Sur la réforme de l’assurance-chômage : « Je n’ai jamais vu ça, un durcissement aussi violent » : des agents de Pôle emploi « horrifiés » par la réforme (...)
« Nous avons eu une année blanche. Ce n’est pas assez, mais c’est déjà beaucoup plus que d’autres. Nous revendiquons une prolongation de l’année blanche et son élargissement à tous les travailleurs précaires » (...)
Ce sont au total 2,3 millions de personnes qui sont dans cette situation de travail discontinu, dans la restauration, la culture, l’événementiel, d’après la Fédération des métiers intermittents. Alors que ces professions sont frappées de plein fouet par la crise sanitaire, aucune année blanche ne leur a été accordée.
« Vendre sa maison et retourner vivre chez ses parents à 50 ans, c’est humiliant » (...)
« Les primo-entrants ne doivent pas être oubliés », met en garde Marie. Les jeunes qui débutent dans le milieu du spectacle n’ont pas pu acquérir le statut d’intermittent. Ils se retrouvent sans possibilité de travailler et sans droits. C’est pourquoi les occupants revendiquent de baisser le seuil d’heures minimal permettant l’accès à l’indemnisation chômage mais aussi un véritable plan de soutien à l’emploi et de reprise de l’activité dans tous les secteurs. « Avoir du travail et que ceux qui n’en ont pas aient des droits », a résumé Philippe Martinez, secrétaire général de la CGT. (...)

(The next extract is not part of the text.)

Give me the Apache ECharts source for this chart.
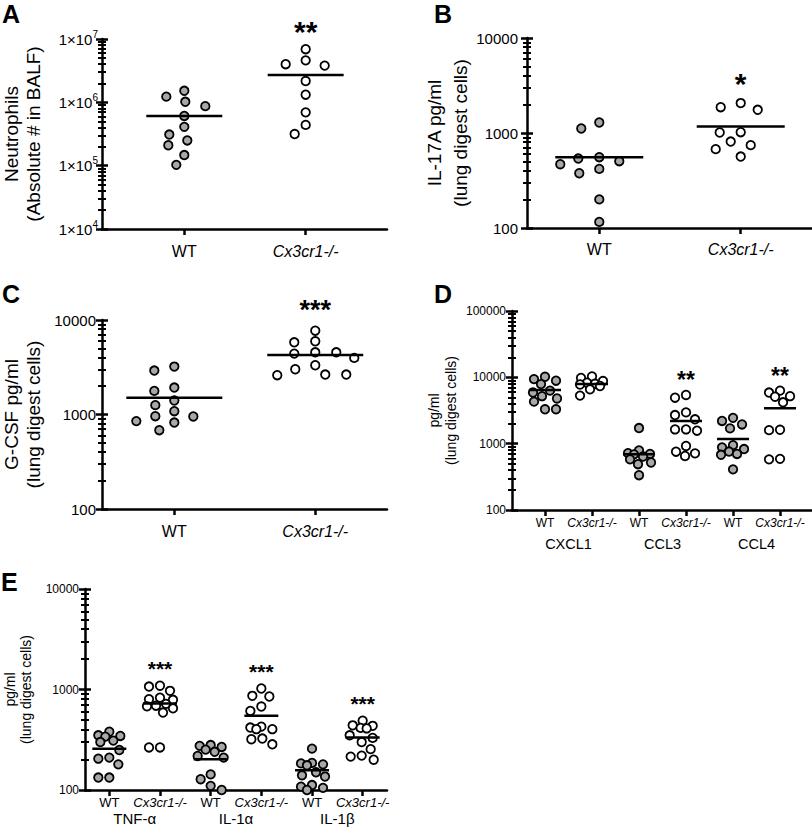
<!DOCTYPE html>
<html><head><meta charset="utf-8">
<script src="https://cdn.jsdelivr.net/npm/echarts@6/dist/echarts.min.js"></script>
<style>html,body{margin:0;padding:0;background:#fff}#c{width:812px;height:837px}</style>
</head><body><div id="c"></div>
<script>
// ---------------- data ----------------
const genotypes = ['WT', 'Cx3cr1-/-'];

// A: Neutrophils (absolute # in BALF)
const neutrophilsWT = [1.52e6, 1.23e6, 1.02e6, 8.7e5, 6.1e5, 4.1e5, 3.1e5, 2.5e5, 2.1e5, 1.47e5, 1.03e5];
const neutrophilsKO = [6.9e6, 4.6e6, 4.0e6, 3.8e6, 2.17e6, 1.32e6, 6.95e5, 4.4e5, 3.16e5];
const neutrophilsLines = [6.1e5, 2.7e6];
const neutrophilsSig = ['', '**'];
const neutrophilsTicks = [1e4, 1e5, 1e6, 1e7];

// B: IL-17A
const il17aWT = [1290, 1115, 556, 538, 505, 469, 419, 377, 200, 116];
const il17aKO = [2065, 1870, 1755, 1020, 1012, 813, 745, 676, 565];
const il17aLines = [556, 1170];
const il17aSig = ['', '*'];
const il17aTicks = [100, 1000, 10000];

// C: G-CSF
const gcsfWT = [3214, 2917, 1928, 1778, 1406, 1256, 1084, 960, 953, 851, 822, 682];
const gcsfKO = [7710, 5955, 5808, 4550, 4550, 4408, 3972, 3320, 3012, 2648, 2648, 2604];
const gcsfLines = [1500, 4264];
const gcsfSig = ['', '***'];
const gcsfTicks = [100, 1000, 10000];

// D: chemokines
const chemokines = ['CXCL1', 'CCL3', 'CCL4'];
const cxcl1WT = [10200, 9400, 8900, 7900, 6300, 5900, 5200, 4800, 4300, 3300, 3300];
const cxcl1KO = [10300, 9800, 8800, 8300, 8000, 7800, 7400, 6600, 5300];
const ccl3WT = [1720, 790, 720, 700, 690, 640, 580, 520, 490, 335];
const ccl3KO = [5420, 4930, 2960, 2700, 2330, 1640, 1640, 1570, 923, 757, 714, 652];
const ccl4WT = [2450, 2200, 1950, 1700, 950, 880, 830, 760, 700, 680, 410];
const ccl4KO = [6300, 5900, 5200, 5100, 4200, 1620, 1600, 590, 580];
const chemokineLines = [6440, 7930, 690, 2200, 1175, 3410];
const chemokineSig = ['', '', '', '**', '', '**'];
const chemokineTicks = [100, 1000, 10000, 100000];

// E: cytokines
const cytokines = ['TNF-\u03b1', 'IL-1\u03b1', 'IL-1\u03b2'];
const tnfWT = [380, 350, 345, 340, 310, 300, 250, 210, 205, 180, 133, 133];
const tnfKO = [1090, 1070, 970, 830, 800, 790, 720, 690, 680, 650, 590, 265, 265];
const il1aWT = [280, 275, 268, 252, 240, 218, 210, 143, 128, 110, 100];
const il1aKO = [1023, 865, 852, 677, 612, 427, 418, 403, 403, 325, 320, 285];
const il1bWT = [258, 186, 184, 180, 176, 150, 140, 136, 112, 108, 105, 100];
const il1bKO = [490, 440, 435, 415, 410, 350, 330, 300, 255, 220, 215, 200];
const cytokineLines = [258, 725, 202, 547, 157, 333];
const cytokineSig = ['', '***', '', '***', '', '***'];
const cytokineTicks = [100, 1000, 10000];

// ---------------- layout / style ----------------
const FONT = '"Liberation Sans", Arial, Helvetica, sans-serif';
const panels = [
  { letter: 'A', lx: 2, ly: 1, grid: { left: 102, top: 39, width: 285, height: 190 },
    xmin: -0.678, xmax: 1.67, ymin: 1e4, ymax: 1e7, ticks: neutrophilsTicks, sci: true,
    tickFont: 15, yLabelMargin: 4, yName: 'Neutrophils\n(Absolute # in BALF)', nameGap: 58, nameFont: 19, nameLH: 22,
    sets: [neutrophilsWT, neutrophilsKO], lines: neutrophilsLines, sig: neutrophilsSig,
    subFont: 16, subMargin: 14, groupNames: null, hw: 38, maxW: 30, ax: 21, ay: 10.5, starFont: 30, starOff: 25 },
  { letter: 'B', lx: 434, ly: 1, grid: { left: 527, top: 38, width: 285, height: 190 },
    xmin: -0.511, xmax: 1.504, ymin: 100, ymax: 1e4, ticks: il17aTicks,
    tickFont: 15, yLabelMargin: 9, yName: 'IL-17A pg/ml\n(lung digest cells)', nameGap: 54, nameFont: 19, nameLH: 26,
    sets: [il17aWT, il17aKO], lines: il17aLines, sig: il17aSig,
    subFont: 16, subMargin: 13, groupNames: null, hw: 44, maxW: 45, ax: 21, ay: 10.5, starFont: 30, starOff: 27 },
  { letter: 'C', lx: 2, ly: 281, grid: { left: 102, top: 320, width: 285, height: 189 },
    xmin: -0.513, xmax: 1.509, ymin: 100, ymax: 1e4, ticks: gcsfTicks,
    tickFont: 15, yLabelMargin: 6, yName: 'G-CSF pg/ml\n(lung digest cells)', nameGap: 58, nameFont: 19, nameLH: 22,
    sets: [gcsfWT, gcsfKO], lines: gcsfLines, sig: gcsfSig,
    subFont: 16, subMargin: 14, groupNames: null, hw: 48, maxW: 48, ax: 21, ay: 10.5, starFont: 27, starOff: 27 },
  { letter: 'D', lx: 434, ly: 281, grid: { left: 512, top: 311, width: 300, height: 199 },
    xmin: -0.702, xmax: 5.68, ymin: 100, ymax: 1e5, ticks: chemokineTicks,
    tickFont: 12, yLabelMargin: 6, yName: 'pg/ml\n(lung digest cells)', nameGap: 53, nameFont: 14, nameLH: 17,
    sets: [cxcl1WT, cxcl1KO, ccl3WT, ccl3KO, ccl4WT, ccl4KO], lines: chemokineLines, sig: chemokineSig,
    subFont: 12, subMargin: 7, groupNames: chemokines, groupFont: 14.5, groupMargin: 26,
    hw: 16, maxW: 12, ax: 11, ay: 11, starFont: 23, starOff: 20 },
  { letter: 'E', lx: 1, ly: 569, grid: { left: 85, top: 589, width: 302, height: 201 },
    xmin: -0.48, xmax: 5.48, ymin: 100, ymax: 1e4, ticks: cytokineTicks,
    tickFont: 12, yLabelMargin: 6, yName: 'pg/ml\n(lung digest cells)', nameGap: 51, nameFont: 14, nameLH: 16,
    sets: [tnfWT, tnfKO, il1aWT, il1aKO, il1bWT, il1bKO], lines: cytokineLines, sig: cytokineSig,
    subFont: 13, subMargin: 6, groupNames: cytokines, groupFont: 15, groupMargin: 21,
    hw: 17, maxW: 13, ax: 11, ay: 11, starFont: 21, starOff: 22 }
];

// beeswarm-style horizontal spreading of points (layout only; y values untouched)
function swarm(values, cat, p) {
  const lmin = Math.log10(p.ymin), lmax = Math.log10(p.ymax);
  const pxPerUnit = p.grid.width / (p.xmax - p.xmin);
  const items = values.map(v => ({ v, y: p.grid.height * (lmax - Math.log10(v)) / (lmax - lmin) }));
  items.sort((a, b) => a.y - b.y);
  const placed = [];
  const dist = (dx, dy) => Math.hypot(dx / p.ax, dy / p.ay);
  return items.map(it => {
    let best = 0, bestD = -1;
    outer:
    for (let k = 0; k <= p.maxW; k++) {
      const cands = k === 0 ? [0] : [-k, k];
      for (const dx of cands) {
        let md = Infinity;
        for (const q of placed) md = Math.min(md, dist(dx - q.dx, it.y - q.y));
        if (md >= 1) { best = dx; break outer; }
        if (md > bestD + 0.001) { bestD = md; best = dx; }
      }
    }
    placed.push({ dx: best, y: it.y });
    return [cat + best / pxPerUnit, it.v];
  });
}

const grid = [], xAxis = [], yAxis = [], series = [], graphic = [];
const black = '#000';

panels.forEach(p => {
  const gi = grid.length;
  grid.push(Object.assign({ containLabel: false, outerBoundsMode: 'none' }, p.grid));
  const cats = p.sets.map((_, i) => i);

  xAxis.push({
    type: 'value', gridIndex: gi, position: 'bottom', min: p.xmin, max: p.xmax, splitLine: { show: false },
    axisLine: { onZero: false, lineStyle: { color: black, width: 2.5 } },
    axisTick: { customValues: cats, length: 6, lineStyle: { color: black, width: 2.5 } },
    axisLabel: {
      customValues: cats, margin: p.subMargin, color: black,
      formatter: v => { const g = genotypes[Math.round(v) % 2]; return g === 'WT' ? '{n|' + g + '}' : '{i|' + g + '}'; },
      rich: {
        n: { fontSize: p.subFont, fontFamily: FONT, color: black },
        i: { fontSize: p.subFont, fontFamily: FONT, fontStyle: 'italic', color: black }
      }
    }
  });
  const xi = xAxis.length - 1;
  if (p.groupNames) {
    xAxis.push({
      type: 'value', gridIndex: gi, position: 'bottom', offset: 0, min: p.xmin, max: p.xmax, splitLine: { show: false },
      axisLine: { show: false, onZero: false }, axisTick: { show: false },
      axisLabel: {
        customValues: p.groupNames.map((_, g) => 2 * g + 0.5), margin: p.groupMargin,
        formatter: v => p.groupNames[Math.round((v - 0.5) / 2)],
        fontSize: p.groupFont, fontFamily: FONT, color: black
      }
    });
  }

  const lmin = Math.round(Math.log10(p.ymin)), lmax = Math.round(Math.log10(p.ymax));
  const minors = [];
  for (let e = lmin; e < lmax; e++) for (let m = 2; m <= 9; m++) minors.push(m * Math.pow(10, e));

  const baseY = { type: 'log', logBase: 10, gridIndex: gi, position: 'left', offset: 0, min: p.ymin, max: p.ymax,
    splitLine: { show: false }, minorTick: { show: false } };
  yAxis.push(Object.assign({}, baseY, {
    axisLine: { onZero: false, lineStyle: { color: black, width: 2.5 } },
    axisTick: { customValues: p.ticks, length: 6, lineStyle: { color: black, width: 2.5 } },
    axisLabel: {
      customValues: p.ticks, margin: p.yLabelMargin, color: black, fontSize: p.tickFont, fontFamily: FONT,
      formatter: p.sci
        ? v => '{b|1\u00d710}{s|' + Math.round(Math.log10(v)) + '}'
        : v => String(v),
      rich: {
        b: { fontSize: p.tickFont, fontFamily: FONT, color: black, lineHeight: 20 },
        s: { fontSize: 10, fontFamily: FONT, color: black, lineHeight: 10, verticalAlign: 'top' }
      }
    },
    name: p.yName, nameLocation: 'middle', nameRotate: 90, nameGap: p.nameGap, nameMoveOverlap: false,
    nameTextStyle: { fontSize: p.nameFont, lineHeight: p.nameLH, fontFamily: FONT, color: black }
  }));
  const yi = yAxis.length - 1;
  const helper = (vals, len, inside, w) => Object.assign({}, baseY, {
    axisLine: { show: false, onZero: false }, axisLabel: { show: false },
    axisTick: { customValues: vals, length: len, inside, lineStyle: { color: black, width: w } }
  });
  yAxis.push(helper(p.ticks, 6, true, 2.5));
  yAxis.push(helper(minors, 4, false, 2));
  yAxis.push(helper(minors, 4, true, 2));

  const wtData = [], koData = [];
  p.sets.forEach((vals, i) => {
    const pts = swarm(vals, i, p);
    (i % 2 === 0 ? wtData : koData).push(...pts);
  });
  const common = { type: 'scatter', xAxisIndex: xi, yAxisIndex: yi, symbol: 'circle', symbolSize: 8.5,
    silent: true, z: 3, clip: false };
  series.push(Object.assign({}, common, { data: wtData,
    itemStyle: { color: '#a8a8a8', borderColor: black, borderWidth: 1.8, opacity: 1 } }));
  series.push(Object.assign({}, common, { data: koData,
    itemStyle: { color: '#ffffff', borderColor: black, borderWidth: 1.8, opacity: 1 } }));

  // mean lines
  series.push({
    type: 'custom', xAxisIndex: xi, yAxisIndex: yi, silent: true, z: 5,
    data: p.lines.map((v, i) => [i, v]), encode: { x: 0, y: 1 },
    renderItem: (params, api) => {
      const c = api.coord([api.value(0), api.value(1)]);
      return { type: 'line', shape: { x1: c[0] - p.hw, y1: c[1], x2: c[0] + p.hw, y2: c[1] },
        style: { stroke: black, lineWidth: 2.5 } };
    }
  });
  // significance stars above highest point of each group
  series.push({
    type: 'custom', xAxisIndex: xi, yAxisIndex: yi, silent: true, z: 5, clip: false,
    data: p.sets.map((vals, i) => [i, Math.max(...vals)]), encode: { x: 0, y: 1 },
    renderItem: (params, api) => {
      const s = p.sig[params.dataIndex];
      if (!s) return null;
      const c = api.coord([api.value(0), api.value(1)]);
      return { type: 'text', x: c[0], y: c[1] - p.starOff + 0.24 * p.starFont,
        style: { text: s, fontSize: p.starFont, fontWeight: 'bold', fontFamily: FONT, fill: black,
          align: 'center', verticalAlign: 'middle' } };
    }
  });

  graphic.push({ type: 'text', left: p.lx, top: p.ly,
    style: { text: p.letter, fontSize: 25, fontWeight: 'bold', fontFamily: FONT, fill: black } });
});

const chart = echarts.init(document.getElementById('c'), null, { renderer: 'svg' });
chart.setOption({
  animation: false,
  backgroundColor: '#ffffff',
  textStyle: { fontFamily: FONT, color: black },
  grid, xAxis, yAxis, series, graphic
});
</script>
</body></html>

Quelle est la réponse du gouvernement ? « Du foutage de gueule », s’énerve Marie. La seule revendication reprise par le gouvernement est de garantir des congés maternités et maladies aux artistes et salariés de l’emploi discontinu. Jusqu’à présent, il faut avoir travaillé un certain seuil d’heures dans les trois derniers mois pour pouvoir bénéficier de ces congés. Après avoir jugé l’occupation des lieux culturels inutile, la ministre de la Culture Roselyne Bachelot a annoncé que le ministère travaillait à des protocoles adaptés aux différents lieux de culture et à l’amélioration du dispositif de primo-entrant dans le régime de l’intermittence. Ces déclarations sont bien loin de satisfaire les militants. « Tant que la réforme de l’assurance chômage ne sera pas abandonnée, les lieux culturels resteront occupés », assure Marie déterminée. Avec ou sans confinement.